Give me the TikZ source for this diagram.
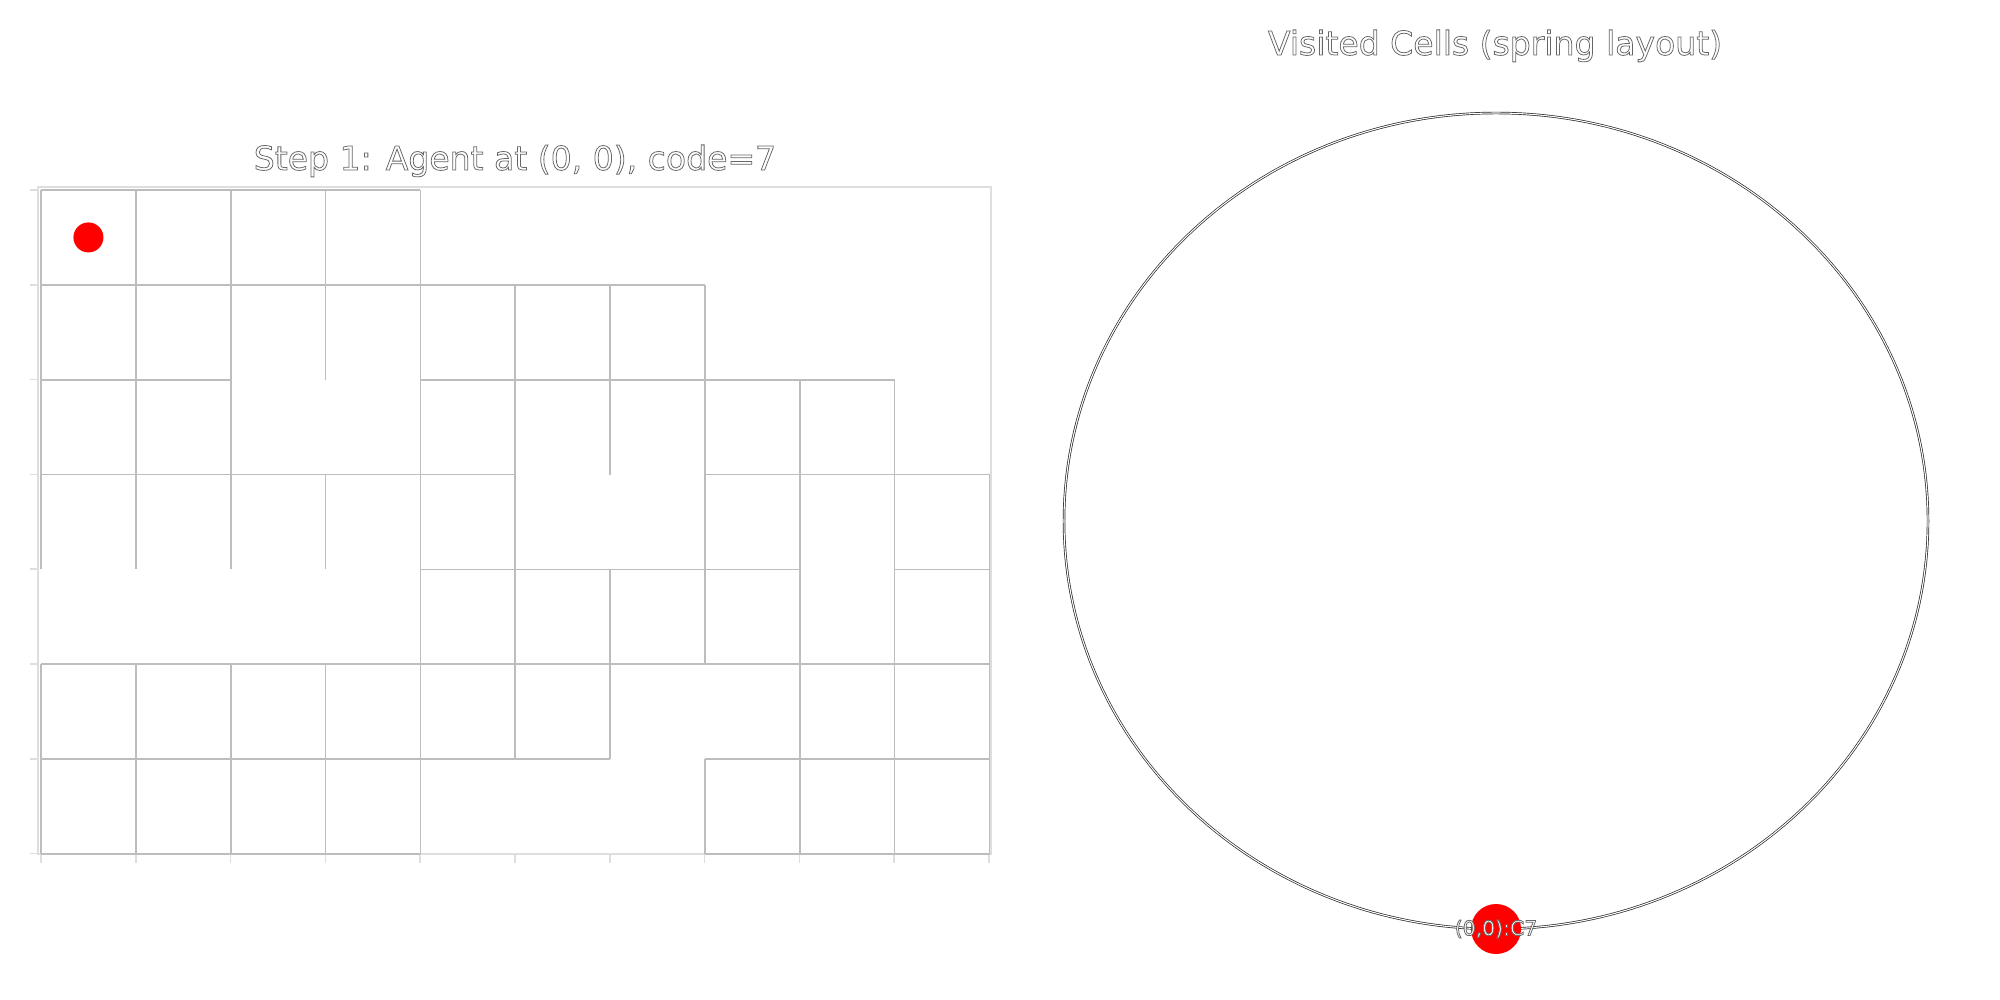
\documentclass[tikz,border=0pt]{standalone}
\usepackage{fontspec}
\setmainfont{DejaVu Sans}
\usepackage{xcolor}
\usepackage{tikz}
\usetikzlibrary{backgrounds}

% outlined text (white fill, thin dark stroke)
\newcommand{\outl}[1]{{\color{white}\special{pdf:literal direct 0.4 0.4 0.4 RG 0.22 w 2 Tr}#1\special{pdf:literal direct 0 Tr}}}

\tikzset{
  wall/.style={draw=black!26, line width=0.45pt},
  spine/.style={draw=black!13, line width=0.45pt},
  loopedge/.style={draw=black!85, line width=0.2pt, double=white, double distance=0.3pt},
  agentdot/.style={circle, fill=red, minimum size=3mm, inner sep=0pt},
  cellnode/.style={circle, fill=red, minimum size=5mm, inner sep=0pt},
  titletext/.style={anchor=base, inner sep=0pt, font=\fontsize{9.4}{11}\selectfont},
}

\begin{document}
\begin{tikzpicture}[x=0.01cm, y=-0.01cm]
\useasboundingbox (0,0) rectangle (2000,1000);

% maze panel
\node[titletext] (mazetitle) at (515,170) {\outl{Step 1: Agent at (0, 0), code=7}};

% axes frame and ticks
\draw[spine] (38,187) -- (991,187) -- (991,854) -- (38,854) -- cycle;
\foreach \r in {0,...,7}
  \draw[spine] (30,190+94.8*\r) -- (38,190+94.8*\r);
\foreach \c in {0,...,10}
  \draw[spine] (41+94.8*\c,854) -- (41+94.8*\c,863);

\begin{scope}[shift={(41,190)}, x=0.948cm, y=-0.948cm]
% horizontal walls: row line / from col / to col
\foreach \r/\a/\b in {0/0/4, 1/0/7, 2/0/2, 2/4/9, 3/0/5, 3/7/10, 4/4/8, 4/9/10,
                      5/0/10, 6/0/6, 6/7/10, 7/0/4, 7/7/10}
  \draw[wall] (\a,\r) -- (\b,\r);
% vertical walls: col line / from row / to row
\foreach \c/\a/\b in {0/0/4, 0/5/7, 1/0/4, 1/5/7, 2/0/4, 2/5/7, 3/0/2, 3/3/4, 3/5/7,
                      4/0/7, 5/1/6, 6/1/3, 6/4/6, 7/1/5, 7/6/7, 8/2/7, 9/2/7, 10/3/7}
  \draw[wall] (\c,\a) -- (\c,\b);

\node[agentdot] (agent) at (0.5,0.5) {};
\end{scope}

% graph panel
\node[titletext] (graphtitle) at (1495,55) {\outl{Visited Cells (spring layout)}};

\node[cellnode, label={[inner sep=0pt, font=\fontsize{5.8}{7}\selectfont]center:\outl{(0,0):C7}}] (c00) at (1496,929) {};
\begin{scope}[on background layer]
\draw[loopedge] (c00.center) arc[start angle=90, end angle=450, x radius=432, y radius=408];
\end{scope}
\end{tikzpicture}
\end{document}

—————

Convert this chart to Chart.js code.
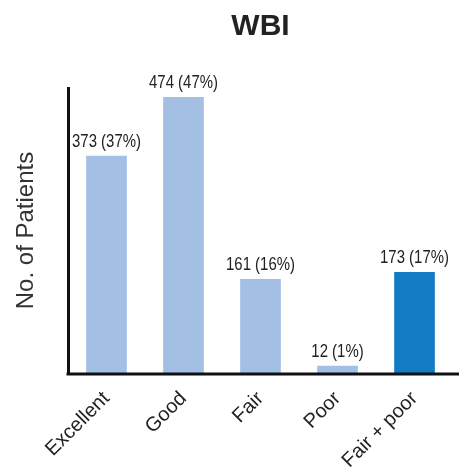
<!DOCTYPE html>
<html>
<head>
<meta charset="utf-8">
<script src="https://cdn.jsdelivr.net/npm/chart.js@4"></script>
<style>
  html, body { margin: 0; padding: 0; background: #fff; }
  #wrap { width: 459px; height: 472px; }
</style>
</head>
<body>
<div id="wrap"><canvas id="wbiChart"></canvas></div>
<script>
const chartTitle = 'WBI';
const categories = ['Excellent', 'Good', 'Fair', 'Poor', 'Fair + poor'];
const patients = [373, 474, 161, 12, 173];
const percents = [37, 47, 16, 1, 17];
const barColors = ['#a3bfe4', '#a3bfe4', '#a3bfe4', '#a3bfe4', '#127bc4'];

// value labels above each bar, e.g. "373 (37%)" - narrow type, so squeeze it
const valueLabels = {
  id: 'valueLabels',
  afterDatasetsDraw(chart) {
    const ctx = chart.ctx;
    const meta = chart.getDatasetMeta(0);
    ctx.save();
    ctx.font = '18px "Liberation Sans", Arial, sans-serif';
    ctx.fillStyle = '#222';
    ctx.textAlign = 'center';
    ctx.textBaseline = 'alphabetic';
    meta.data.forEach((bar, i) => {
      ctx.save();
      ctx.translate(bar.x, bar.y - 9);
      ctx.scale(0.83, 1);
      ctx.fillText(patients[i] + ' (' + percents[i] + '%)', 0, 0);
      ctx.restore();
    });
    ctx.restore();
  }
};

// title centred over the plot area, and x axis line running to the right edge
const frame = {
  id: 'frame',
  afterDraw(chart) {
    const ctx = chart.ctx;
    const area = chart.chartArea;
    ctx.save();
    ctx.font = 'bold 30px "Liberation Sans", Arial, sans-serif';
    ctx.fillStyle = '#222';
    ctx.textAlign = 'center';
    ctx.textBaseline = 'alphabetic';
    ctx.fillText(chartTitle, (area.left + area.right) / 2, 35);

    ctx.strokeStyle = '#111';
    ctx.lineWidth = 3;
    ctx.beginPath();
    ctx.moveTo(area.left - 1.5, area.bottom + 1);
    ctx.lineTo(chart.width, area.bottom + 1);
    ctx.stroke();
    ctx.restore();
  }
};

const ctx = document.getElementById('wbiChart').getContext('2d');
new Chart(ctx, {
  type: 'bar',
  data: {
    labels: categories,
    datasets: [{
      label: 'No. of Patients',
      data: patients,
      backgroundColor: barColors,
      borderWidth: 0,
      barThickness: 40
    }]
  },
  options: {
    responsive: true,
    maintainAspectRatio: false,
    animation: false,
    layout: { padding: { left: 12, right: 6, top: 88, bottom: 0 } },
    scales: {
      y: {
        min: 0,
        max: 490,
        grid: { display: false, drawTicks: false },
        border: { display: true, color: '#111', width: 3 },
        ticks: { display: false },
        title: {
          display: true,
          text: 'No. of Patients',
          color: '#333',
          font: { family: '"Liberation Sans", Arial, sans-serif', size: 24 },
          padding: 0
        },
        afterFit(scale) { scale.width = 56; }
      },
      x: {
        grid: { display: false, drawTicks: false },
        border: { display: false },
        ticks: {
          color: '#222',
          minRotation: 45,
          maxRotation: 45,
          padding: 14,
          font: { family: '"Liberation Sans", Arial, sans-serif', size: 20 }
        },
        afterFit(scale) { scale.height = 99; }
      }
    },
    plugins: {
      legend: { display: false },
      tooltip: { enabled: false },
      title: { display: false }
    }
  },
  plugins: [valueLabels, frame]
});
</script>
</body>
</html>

—————

:: SET PROBLEM ::
In the listing above, find the line containing "Give me the TikZ source for this diagram." and the line containing "(mazetitle) at (515,170)". Reproduce those lines and all between them exactly, with no pictures and nothing more.

:: TASK OUTPUT ::
Give me the TikZ source for this diagram.
\documentclass[tikz,border=0pt]{standalone}
\usepackage{fontspec}
\setmainfont{DejaVu Sans}
\usepackage{xcolor}
\usepackage{tikz}
\usetikzlibrary{backgrounds}

% outlined text (white fill, thin dark stroke)
\newcommand{\outl}[1]{{\color{white}\special{pdf:literal direct 0.4 0.4 0.4 RG 0.22 w 2 Tr}#1\special{pdf:literal direct 0 Tr}}}

\tikzset{
  wall/.style={draw=black!26, line width=0.45pt},
  spine/.style={draw=black!13, line width=0.45pt},
  loopedge/.style={draw=black!85, line width=0.2pt, double=white, double distance=0.3pt},
  agentdot/.style={circle, fill=red, minimum size=3mm, inner sep=0pt},
  cellnode/.style={circle, fill=red, minimum size=5mm, inner sep=0pt},
  titletext/.style={anchor=base, inner sep=0pt, font=\fontsize{9.4}{11}\selectfont},
}

\begin{document}
\begin{tikzpicture}[x=0.01cm, y=-0.01cm]
\useasboundingbox (0,0) rectangle (2000,1000);

% maze panel
\node[titletext] (mazetitle) at (515,170) {\outl{Step 1: Agent at (0, 0), code=7}};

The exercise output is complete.